I was tempted to write an in-depth reply, but then I realised this entire discussion is just a short-term anomaly. All CPUs and GPUs are designed around one key limitation: massive external memory latency. It is not a coincidence that the most interesting innovations in the last 10+ years have happened in DSP architectures with very small external bandwidth requirements (e.g. wireless basebands: Picochip, Icera, Coresonic, ...)
Is this a fundamental limitation of physics? No, it's only a fundamental limitation of electricity. While data movement will always be a potential bottleneck in a fixed dimensional world (as opposed to a pointer-based world as possibly implied by quantum teleportation) it seems unlikely that the cost of data movement per computation must be so high as it is today.

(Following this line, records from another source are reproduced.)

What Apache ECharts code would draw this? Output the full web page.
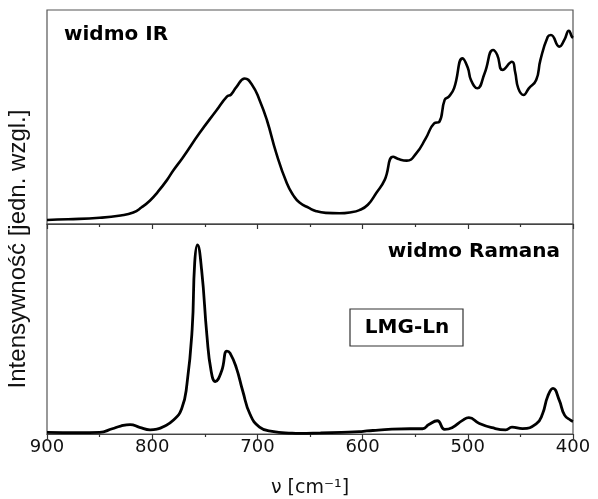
<!DOCTYPE html>
<html>
<head>
<meta charset="utf-8">
<script src="https://cdn.jsdelivr.net/npm/echarts@6/dist/echarts.min.js"></script>
<style>
html,body{margin:0;padding:0;background:#fff;}
#chart{width:598px;height:499px;}
</style>
</head>
<body>
<div id="chart"></div>
<script>
// IR spectrum: [wavenumber cm-1, relative intensity]
const irWave = [900, 880, 850, 830, 818, 810, 802, 795, 786, 780, 771, 755, 739, 729, 725, 720, 712, 705, 698, 691, 682, 672, 666, 660, 651, 644, 635, 622, 612, 603, 595, 587, 579, 571, 565, 558, 549, 540, 532, 527, 522, 518, 513, 505, 500, 497, 491, 484, 476, 472, 467, 458, 455, 452, 447, 442, 435, 431, 424, 421, 413, 408, 404, 401, 400];
const irVal  = [1.9, 2.2, 2.9, 4.0, 5.4, 7.8, 11, 14.8, 20.5, 25, 31, 42.5, 53, 59.5, 60.5, 64, 68, 65, 58, 48.6, 33, 19, 13.5, 10, 7.5, 6, 5.2, 5, 5.4, 6.5, 9, 14.5, 20.6, 31.4, 30.2, 29.6, 33, 40, 47, 47.8, 58, 59.5, 63.5, 77.4, 73, 67.3, 63.4, 70.5, 81.3, 79, 72, 75.8, 71, 63.4, 60.3, 63.4, 67.3, 76.6, 87.5, 88.3, 82.9, 86.3, 90.3, 87.5, 87];

// Raman spectrum
const ramanWave = [900, 870, 850, 838, 830, 821, 812, 802, 795, 790, 780, 772, 767, 762, 759.6, 757, 753, 748, 744, 740, 734, 729, 726, 720, 714, 707, 698, 686, 667, 660, 640, 620, 603, 596, 585, 572, 555, 543, 537, 529, 522, 515, 505, 499, 489, 477, 464, 458, 448, 435, 429, 424, 419, 413, 408, 402, 400];
const ramanVal  = [0.8, 0.7, 0.8, 2.5, 3.8, 4.5, 3.2, 2.0, 2.4, 3.3, 6.5, 12, 23.6, 50, 81.6, 90, 78, 47, 30, 25, 30, 39.5, 38.5, 31.5, 20.6, 9.4, 3.3, 1.2, 0.4, 0.3, 0.5, 0.8, 1.1, 1.5, 1.8, 2.3, 2.5, 2.5, 4.5, 6.3, 2.2, 3.0, 6.5, 7.8, 5.0, 3.0, 2.0, 3.3, 2.6, 4.8, 9.5, 18, 21.7, 16, 9, 6.5, 6];

const xTicks = [900, 800, 700, 600, 500, 400];
const labels = {
  ir: 'widmo IR',
  raman: 'widmo Ramana',
  sample: 'LMG-Ln',
  yName: 'Intensywność [jedn. wzgl.]',
  xName: 'ν [cm⁻¹]'
};

const irData = irWave.map((w, i) => [w, irVal[i]]);
const ramanData = ramanWave.map((w, i) => [w, ramanVal[i]]);

const chart = echarts.init(document.getElementById('chart'), null, {renderer: 'canvas'});

function xAxisCfg(gridIndex, showLabels) {
  return {
    type: 'value', gridIndex: gridIndex, inverse: true,
    min: 400, max: 900, interval: 100,
    axisLine: {show: true, onZero: false, lineStyle: {color: '#444', width: 1.2}},
    axisTick: {show: true, inside: false, length: 5, lineStyle: {color: '#333', width: 1.2}},
    minorTick: {show: true, splitNumber: 2, length: 3, lineStyle: {color: '#333', width: 1.2}},
    splitLine: {show: false},
    axisLabel: {
      show: showLabels, margin: 4, color: '#111',
      fontFamily: 'DejaVu Sans', fontSize: 18,
      formatter: v => xTicks.indexOf(v) >= 0 ? String(v) : ''
    },
    name: showLabels ? labels.xName : '',
    nameLocation: 'middle', nameGap: 45,
    nameTextStyle: {fontFamily: 'DejaVu Sans', fontSize: 19, color: '#111'}
  };
}
function yAxisCfg(gridIndex) {
  return {
    type: 'value', gridIndex: gridIndex, min: 0, max: 100,
    axisLine: {show: false}, axisTick: {show: false},
    axisLabel: {show: false}, splitLine: {show: false}
  };
}

chart.setOption({
  animation: false,
  backgroundColor: '#fff',
  grid: [
    {left: 47, top: 10, width: 526, height: 214, show: true, borderColor: '#555', borderWidth: 1.2, backgroundColor: 'transparent'},
    {left: 47, top: 224, width: 526, height: 213, show: true, borderColor: '#555', borderWidth: 1.2, backgroundColor: 'transparent'}
  ],
  xAxis: [xAxisCfg(0, false), xAxisCfg(1, true)],
  yAxis: [yAxisCfg(0), yAxisCfg(1)],
  series: [
    {type: 'line', xAxisIndex: 0, yAxisIndex: 0, data: irData, smooth: 0.5,
     showSymbol: false, lineStyle: {color: '#000', width: 2.6}},
    {type: 'line', xAxisIndex: 1, yAxisIndex: 1, data: ramanData, smooth: 0.5,
     showSymbol: false, lineStyle: {color: '#000', width: 2.8}}
  ],
  graphic: [
    {type: 'text', x: 64, y: 35, style: {text: labels.ir, font: 'bold 20px "DejaVu Sans"', fill: '#000', verticalAlign: 'middle', align: 'left'}},
    {type: 'text', x: 560, y: 252, style: {text: labels.raman, font: 'bold 20px "DejaVu Sans"', fill: '#000', verticalAlign: 'middle', align: 'right'}},
    {type: 'rect', shape: {x: 350, y: 309, width: 113, height: 37}, style: {fill: 'transparent', stroke: '#333', lineWidth: 1.2}},
    {type: 'text', x: 407, y: 328, style: {text: labels.sample, font: 'bold 20px "DejaVu Sans"', fill: '#000', verticalAlign: 'middle', align: 'center'}},
    {type: 'text', x: 18, y: 249, rotation: Math.PI / 2, style: {text: labels.yName, font: '24px "Liberation Sans"', fill: '#111', verticalAlign: 'middle', align: 'center'}}
  ]
});
</script>
</body>
</html>
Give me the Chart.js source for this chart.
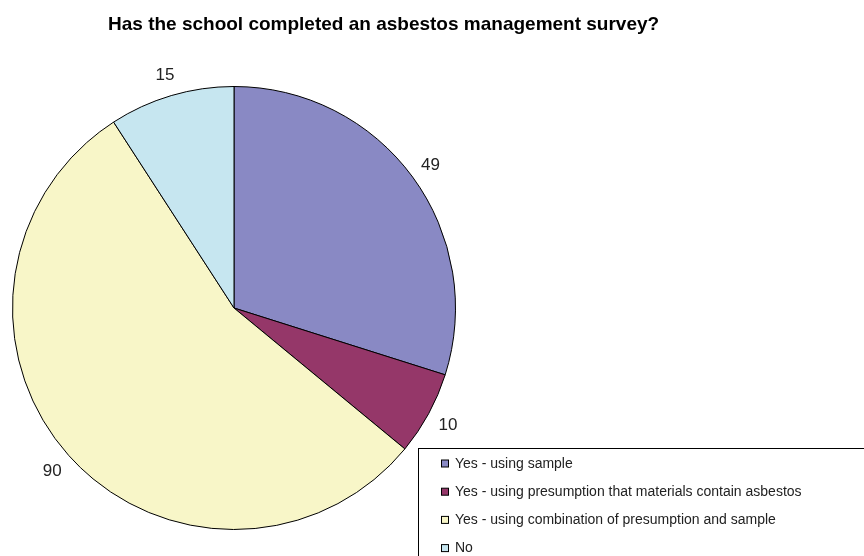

Imagine what would happen if external memory latency was so low that you had the equivalent of a 1GB L1 cache in terms of latency and bandwidth (with very low power consumption). Every single design consideration of modern architectures would fly right out of the window. Even fine-grained parallelism would be made orders of magnitude simpler. In the long-term, Silicon Photonics is one viable contender - it might not get to that level of performance overnight, but it's far from impossible.
---
Nick, as to your points, even if you were right about area (which I'm very skeptical about), I think you're massively underestimating the data movement overhead and in general the power consumption penalty of all this. And chip designers are more and more willing to sacrifice a LOT of area to save power consumption, both directly at the architectural level and indirectly by reducing voltages.
So yeah, errr... we were talking about 22nm Larrabee I think? It is noteworthy that even Larrabee is severely limited by the cost of on-chip data movement (hi R5xx/R6xx ring bus). Adding more accelerators would have a lot of hidden costs. I think it's really important that both the software and hardware architectures are made with data movement in mind, and this adds yet another layer of complexity that you wouldn't expect from a classical software renderer.